其中 $x_{t} = t / n$ 为固定设计点， $y_{t}$ 为被解释变量或响应变量， $m (\cdot)$ 与 $σ (\cdot)$ 分别为未知的均值函数和标准差函数， ${ε_{t}}$ 为独立同分布的随机误差序列，且 $E ε_{t} = 0$ ， $E ε_{t}^{2} = 1$ ， $t = 1, 2, \dots, n$ 。

近些年来，国内外学者对非参数回归模型做了大量的研究 [1] - [7]。渐近分布作为估计量大样本性质中的一个重要方面，也引起了一些学者的兴趣。秦永松(1991) [8] 基于加权核估计得到了均值函数的估计量，并研究了其导数的渐近分布；Liang与Jing (2004) [9] 采用加权核估计的方法，基于负相关序列研究了非参数回归模型中未知函数估计量的逐点一致收敛性与渐近正态性；Jin等(2014) [10] 研究了一步Newton-Raphson估计和局部轮廓似然估计，并给出了基于两种方法的估计量的分布；Alharbi与Patili (2018) [11] 提出对响应变量和残差的乘积进行平滑处理，并研究了基于此方法得到的方差函数估计量的渐近分布；Li和Lin (2020) [12] 在没有独立性假设的情形下，推导出了误差方差 $σ^{2} = var (ε)$ 的最佳半参数效率约束，并建立了基于残差的 $σ^{2}$ 有效估计量的渐近正态性。

本文对非参数回归模型中基于样条方法的均值函数估计量和方差函数估计量的分布问题进行研究，并通过数值模拟验证效果。

2. 估计量及主要结论

根据文献 [7]，将区间 $D = [0, 1]$ 进行包括两端点的 $k + 1$ 等距分割，结点序列为

$0 = t_{0} < t_{1} < \dots < t_{k + 1} = 1$ ，

构造相应的v次样条空间 $S_{k, v}$ ，其基函数记作 $B_{s} (x) (s = 1, 2, \dots, k + v)$ 。
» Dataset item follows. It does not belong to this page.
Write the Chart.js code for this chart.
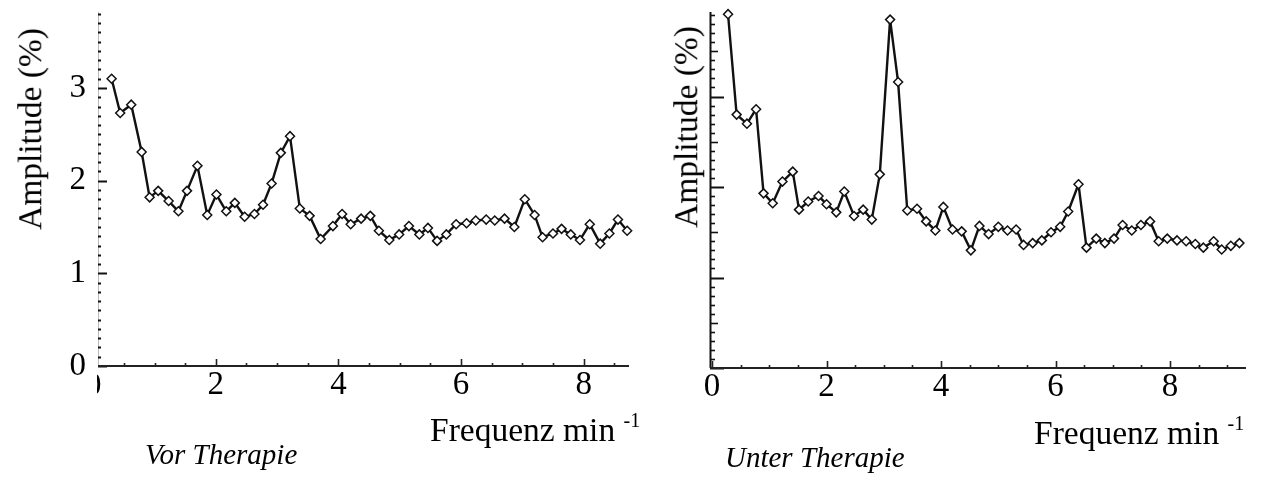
<!DOCTYPE html>
<html><head><meta charset="utf-8">
<script src="https://cdn.jsdelivr.net/npm/chart.js@4.4.0/dist/chart.umd.min.js"></script>
<style>
html,body{margin:0;padding:0;background:#fff;}
body{width:1269px;height:483px;position:relative;overflow:hidden;font-family:'Liberation Serif','Times New Roman',serif;color:#000;}
canvas{position:absolute;top:0;}
#c1{left:0;} #c2{left:640px;}
.ytitle{position:absolute;font-size:33.5px;white-space:nowrap;line-height:1;transform:translate(-50%,-50%) rotate(-90deg);}
.xtitle{position:absolute;font-size:33.5px;white-space:nowrap;line-height:1;}
.xtitle sup{font-size:20px;vertical-align:0;position:relative;top:-14px;}
.caption{position:absolute;font-size:29px;font-style:italic;white-space:nowrap;line-height:1;}
</style></head>
<body>
<canvas id="c1" width="640" height="483"></canvas>
<canvas id="c2" width="629" height="483"></canvas>
<div class="ytitle" style="left:30px;top:129px;">Amplitude (%)</div>
<div class="ytitle" style="left:686px;top:127px;">Amplitude (%)</div>
<div class="xtitle" style="left:430px;top:413px;">Frequenz min <sup>-1</sup></div>
<div class="xtitle" style="left:1034px;top:416px;">Frequenz min <sup>-1</sup></div>
<div class="caption" style="left:145px;top:440px;">Vor Therapie</div>
<div class="caption" style="left:725px;top:443px;">Unter Therapie</div>
<script>
// ---- data: "Vor Therapie" (before therapy) ----
const vorFreq = [0.30,0.44,0.62,0.79,0.92,1.06,1.23,1.39,1.53,1.70,1.86,2.01,2.17,2.31,2.47,2.63,2.77,2.91,3.06,3.21,3.37,3.53,3.71,3.91,4.06,4.20,4.37,4.52,4.66,4.83,4.99,5.15,5.32,5.46,5.61,5.76,5.92,6.09,6.24,6.41,6.55,6.71,6.87,7.04,7.20,7.33,7.50,7.64,7.79,7.94,8.10,8.27,8.42,8.56,8.71];
const vorAmp  = [3.10,2.73,2.82,2.31,1.82,1.89,1.78,1.67,1.89,2.16,1.63,1.85,1.67,1.76,1.61,1.64,1.74,1.97,2.30,2.48,1.70,1.62,1.37,1.51,1.64,1.53,1.59,1.62,1.46,1.36,1.42,1.51,1.42,1.49,1.35,1.42,1.53,1.54,1.57,1.58,1.57,1.59,1.50,1.80,1.63,1.39,1.43,1.48,1.42,1.36,1.53,1.32,1.43,1.58,1.46];
// ---- data: "Unter Therapie" (under therapy) ----
const unterFreq = [0.28,0.43,0.61,0.77,0.90,1.06,1.23,1.41,1.52,1.68,1.86,2.00,2.17,2.31,2.48,2.64,2.79,2.93,3.11,3.25,3.41,3.58,3.74,3.90,4.04,4.20,4.36,4.52,4.67,4.83,5.00,5.16,5.31,5.44,5.60,5.76,5.92,6.08,6.22,6.40,6.54,6.71,6.86,7.02,7.17,7.33,7.49,7.65,7.80,7.95,8.12,8.28,8.44,8.58,8.76,8.90,9.06,9.21];
const unterAmp  = [3.91,2.80,2.70,2.86,1.93,1.82,2.06,2.17,1.75,1.84,1.90,1.81,1.72,1.95,1.68,1.75,1.64,2.14,3.85,3.16,1.74,1.76,1.62,1.52,1.78,1.53,1.51,1.30,1.57,1.48,1.56,1.52,1.53,1.36,1.38,1.41,1.50,1.56,1.73,2.03,1.33,1.43,1.38,1.43,1.58,1.52,1.58,1.62,1.40,1.43,1.41,1.40,1.37,1.33,1.40,1.31,1.35,1.38];
// ---- tick labels ----
const vorXTicks = [2,4,6,8];
const vorClippedXTick = 0;
const vorYTicks = [0,1,2,3];
const unterXTicks = [0,2,4,6,8];

const FONT_FAMILY = "'Liberation Serif','Times New Roman',serif";
const TICK_SIZE = 33;
const tickFont = {family: FONT_FAMILY, size: TICK_SIZE};

const axisPlugin = {
  id: 'axisTicks',
  beforeDatasetsDraw(chart, args, o) {
    const {ctx, chartArea: a, scales: {x, y}} = chart;
    ctx.save();
    // y axis line
    ctx.strokeStyle = o.yLineColor; ctx.lineWidth = o.yLineWidth;
    ctx.beginPath(); ctx.moveTo(a.left + 0.5, a.top); ctx.lineTo(a.left + 0.5, a.bottom); ctx.stroke();
    // y ticks (every 0.1, inward)
    ctx.strokeStyle = '#111';
    const n = Math.floor(y.max * 10 + 1e-6);
    for (let i = 0; i <= n; i++) {
      const py = Math.round(y.getPixelForValue(i / 10)) + 0.5;
      let len = o.yMinor, w = o.yMinorW;
      if (i % 10 === 0) { len = o.yMajor; w = 2; } else if (i % 5 === 0) { len = o.yMid; }
      ctx.lineWidth = w;
      ctx.beginPath(); ctx.moveTo(a.left, py); ctx.lineTo(a.left + len, py); ctx.stroke();
    }
    // x axis line
    ctx.strokeStyle = '#222'; ctx.lineWidth = 2.2;
    ctx.beginPath(); ctx.moveTo(a.left, a.bottom); ctx.lineTo(a.right, a.bottom); ctx.stroke();
    // x ticks (every 0.5, inward)
    ctx.lineWidth = 1.6;
    for (let v = Math.ceil(x.min * 2) / 2; v <= x.max + 1e-9; v += 0.5) {
      const px = Math.round(x.getPixelForValue(v)) + 0.5;
      const major = Math.abs(v / 2 - Math.round(v / 2)) < 1e-6;
      const len = major ? 7 : 3;
      ctx.beginPath(); ctx.moveTo(px, a.bottom); ctx.lineTo(px, a.bottom - len); ctx.stroke();
    }
    ctx.restore();
  },
  afterDraw(chart, args, o) {
    if (o.clippedTick === undefined) return;
    const {ctx, chartArea: a, scales: {x}} = chart;
    ctx.save();
    ctx.beginPath(); ctx.rect(a.left - 1, a.bottom, 40, 60); ctx.clip();
    ctx.font = TICK_SIZE + "px " + FONT_FAMILY; ctx.fillStyle = '#000';
    ctx.textAlign = 'center'; ctx.textBaseline = 'middle';
    ctx.fillText(String(o.clippedTick), x.getPixelForValue(o.clippedTick), a.bottom + o.labelOffset);
    ctx.restore();
  }
};

function makeChart(id, xs, ys, cfg) {
  return new Chart(document.getElementById(id), {
    type: 'line',
    data: { datasets: [{
      data: xs.map((v, i) => ({x: v, y: ys[i]})),
      borderColor: '#111', borderWidth: 2.4, tension: 0, clip: false,
      pointStyle: 'rectRot', pointRadius: 4.5, pointBackgroundColor: '#fff',
      pointBorderColor: '#111', pointBorderWidth: 1.5
    }]},
    options: {
      responsive: false, animation: false, devicePixelRatio: 1,
      layout: {padding: cfg.padding},
      plugins: {legend: {display: false}, tooltip: {enabled: false}, axisTicks: cfg.axis},
      scales: {
        x: {type: 'linear', min: cfg.xmin, max: cfg.xmax,
            grid: {display: false, drawTicks: false}, border: {display: false},
            afterBuildTicks: s => { s.ticks = cfg.xTicks.map(v => ({value: v})); },
            ticks: {font: tickFont, color: '#000', padding: 0, maxRotation: 0, autoSkip: false},
            afterFit: s => { s.height = cfg.xHeight; s.paddingLeft = 0; s.paddingRight = 0; }},
        y: {min: 0, max: cfg.ymax,
            grid: {display: false, drawTicks: false}, border: {display: false},
            afterBuildTicks: s => { s.ticks = cfg.yTicks.map(v => ({value: v})); },
            ticks: {display: cfg.yLabels, font: tickFont, color: '#000', padding: 12},
            afterFit: s => { s.width = cfg.yWidth; s.paddingTop = 0; s.paddingBottom = 0; }}
      }
    },
    plugins: [axisPlugin]
  });
}

makeChart('c1', vorFreq, vorAmp, {
  padding: {top: 12, right: 11, bottom: 0, left: 0},
  xmin: 0.078, xmax: 8.74, ymax: 3.82, xTicks: vorXTicks, yTicks: vorYTicks,
  yLabels: true, yWidth: 98, xHeight: 117,
  axis: {yLineColor: '#bbb', yLineWidth: 1, yMinor: 3, yMinorW: 2, yMid: 3, yMajor: 9,
         clippedTick: vorClippedXTick, labelOffset: 20}
});
makeChart('c2', unterFreq, unterAmp, {
  padding: {top: 12, right: 23, bottom: 0, left: 0},
  xmin: -0.035, xmax: 9.325, ymax: 3.934, xTicks: unterXTicks, yTicks: [],
  yLabels: false, yWidth: 70, xHeight: 115,
  axis: {yLineColor: '#111', yLineWidth: 2, yMinor: 5, yMinorW: 1.6, yMid: 8, yMajor: 14}
});
</script>
</body></html>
设 $K = k + v$ ，又令

$B_{s} (x) = {(B_{1} (x), B_{2} (x), \dots, B_{K} (x))}^{T}$ ，

则均值函数 $m (x)$ 的样条估计为

$\hat{m} (x) = B^{T} (x) \hat{φ} = \sum_{s = 1}^{K} {\hat{φ}}_{s} B_{s} (x)$ ， (2)

这里 $\hat{φ} = {({\hat{φ}}_{1}, \dots, {\hat{φ}}_{K})}^{T}$ 为能使

$l_{m} (φ) = \sum_{t = 1}^{n} {y_{t} - \sum_{s = 1}^{K} φ_{s} B_{s} (x_{t})}^{2}$

最小化的参数向量， $φ = {(φ_{1}, \dots, φ_{K})}^{T}$ ，它的最小二乘估计为 $\hat{φ} = {(W^{T} W)}^{- 1} W^{T} y$ ，其中

$y = {(y_{1}, y_{2}, \dots, y_{n})}^{T}$ ，

$W = (\begin{matrix} B_{k 1} (x_{1}) & B_{k 2} (x_{1}) & \dots & B_{k K} (x_{1}) \\ B_{k 1} (x_{2}) & B_{k 2} (x_{2}) & \dots & B_{k K} (x_{2}) \\ ⋮ & ⋮ & ⋱ & ⋮ \\ B_{k 1} (x_{n}) & B_{k 2} (x_{n}) & \dots & B_{k K} (x_{n}) \end{matrix})$ 。

记残差 ${\hat{ς}}_{t} = y_{t} - \hat{m} (x_{t}), t = 1, \dots, n$ ，令 $z_{t} = {\hat{ς}}_{t}^{2}$ ， $z = {(z_{1}, \dots, z_{n})}^{T}$ ，则方差函数 $σ^{2} (x)$ 的基于残差的样条估计为

${\hat{σ}}^{2} (x) = B^{T} (x) \hat{θ} = \sum_{s = 1}^{K} {\hat{θ}}_{s} B_{s} (x)$ ， (3)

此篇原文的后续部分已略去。